Business Days Calculator
Count the working days between two dates, or add a number of business days to a date to find the deadline. Weekends are configurable, you can add your own holidays, and everything runs in your browser with no sign-up.
What is the Business Days Calculator?
The Business Days Calculator is a free online tool that counts how many working days fall between two dates, or tells you which date you reach when you add a number of working days to a start date. A working day, or business day, is any day that is not a weekend and not a holiday you have marked. Because deadlines, contracts and service levels are so often written in working days rather than plain calendar days, a count that quietly skips Saturdays, Sundays and your own public holidays is far more useful than a raw day total.
How to use it
- Stay on the Days between dates tab to count working days. Set the start and end dates and read the business-day total instantly.
- Switch to the Add business days tab to project a deadline. Pick a from-date, type how many working days to add, and it returns the exact date you land on.
- Open Weekend & holidays if your week is not a standard Monday to Friday. Tick the days that are your weekend, or leave the default of Saturday and Sunday.
- Add any public holidays or company closure days one at a time; each one is removed from the working-day count.
- Copy the answer and close the tab. The whole tool reacts as you type, so there is no submit button to hunt for.
The method behind it
Rather than guess with a formula, the calculator walks the range one day at a time on local midnights, which avoids every timezone and daylight-saving trap. For each day it asks three questions in order: is this a weekend day, is this a holiday you added, otherwise it is a working day. A holiday that lands on a weekend is never subtracted twice, so the totals always add up: business days plus weekend days plus working-day holidays equals the total days in the range. In add mode it steps forward, or backward for a negative number, one day at a time, only counting a step when the day is a working day, until it has taken the requested number of business days. The start date itself is never counted as one of those steps.
Worked examples
- Working days in a sprint. From Monday 1 June 2026 to Friday 12 June 2026, with both ends included and a Saturday and Sunday weekend, there are 10 business days out of 12 total days.

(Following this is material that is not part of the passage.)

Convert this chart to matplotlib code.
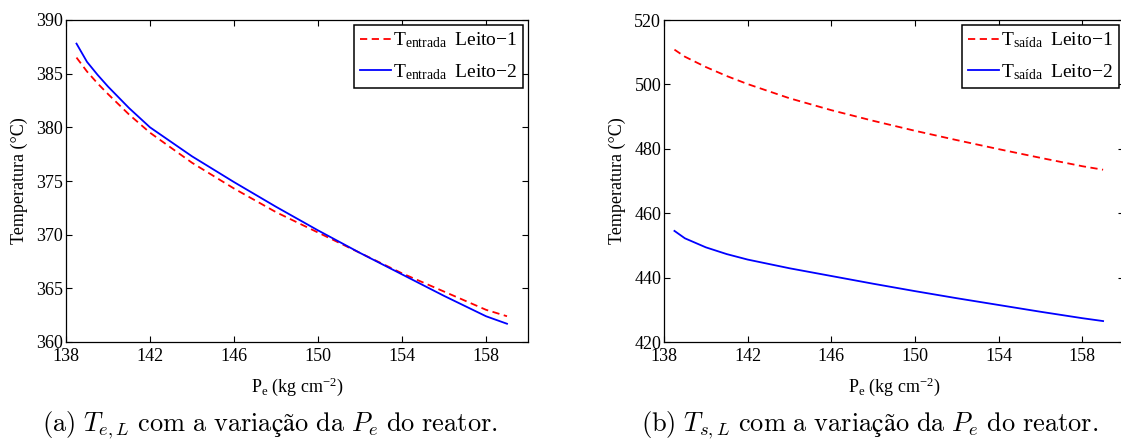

- A 30-day notice in working days. Add 30 business days to 1 June 2026 and you land on Monday 13 July 2026 โ six full weeks later once weekends are skipped.
- A Friday and Saturday weekend. Switch the weekend to Friday and Saturday for a Gulf-region calendar and the same June range now counts a different number of working days, because Sundays become working days.
Common use cases
- Project planning โ working days between a kickoff and a due date, weekends and holidays removed.
- Legal and compliance deadlines โ filings, responses and cure periods that are written as "within N business days".
- Service-level agreements โ turnaround times and support windows measured in working days, not calendar days.
- Shipping and delivery estimates โ projecting an arrival date by adding the carrier's quoted business days.
- HR and payroll โ notice periods, probation windows and working days in a pay period.
Why use this one
Many business-day tools only count working days between two dates and lock you into a Saturday and Sunday weekend. This page does both jobs in one place: it counts the working days between dates and it adds business days to reach a future date. The weekend is fully configurable, so Friday and Saturday regions are handled, and you can add your own holidays so the result matches your real calendar instead of a generic one. It runs entirely in your browser using your device clock, so the dates and holidays you enter stay on your device, there is no account, and the answer updates the instant you change a field.
It sits in a small cluster of everyday date tools. To measure the full gap between two dates in years, months and days, use the Date Difference Calculator; to count down to a future date, use Days Until Date; and to turn a birth date into an exact age, the Age Calculator does it in one step.
Frequently asked questions
Does the business days calculator include the start and end dates?
By default both the start date and the end date are counted (an inclusive range), and each is only added if it is a working day. You can turn off "include the end day" if you want the final date left out, which is common for billing periods and notice terms.
How do I handle countries where the weekend is not Saturday and Sunday?
Use the weekend selector to pick exactly which days count as the weekend. The default is Saturday and Sunday, but you can switch to Friday and Saturday for much of the Middle East, Sunday only, or any custom combination, and the working-day count updates immediately.
Does it remove public holidays automatically?
It does not assume a country, because public holidays differ everywhere. Instead you add your own holiday dates and they are subtracted from the working-day count. A holiday that already falls on a weekend is never double-counted.
What is the difference between this and a plain days-between-dates tool?
A plain tool counts every calendar day. This one counts only working days by skipping weekends and any holidays you add, and it also works in reverse: give it a start date and a number of business days and it tells you which date you land on.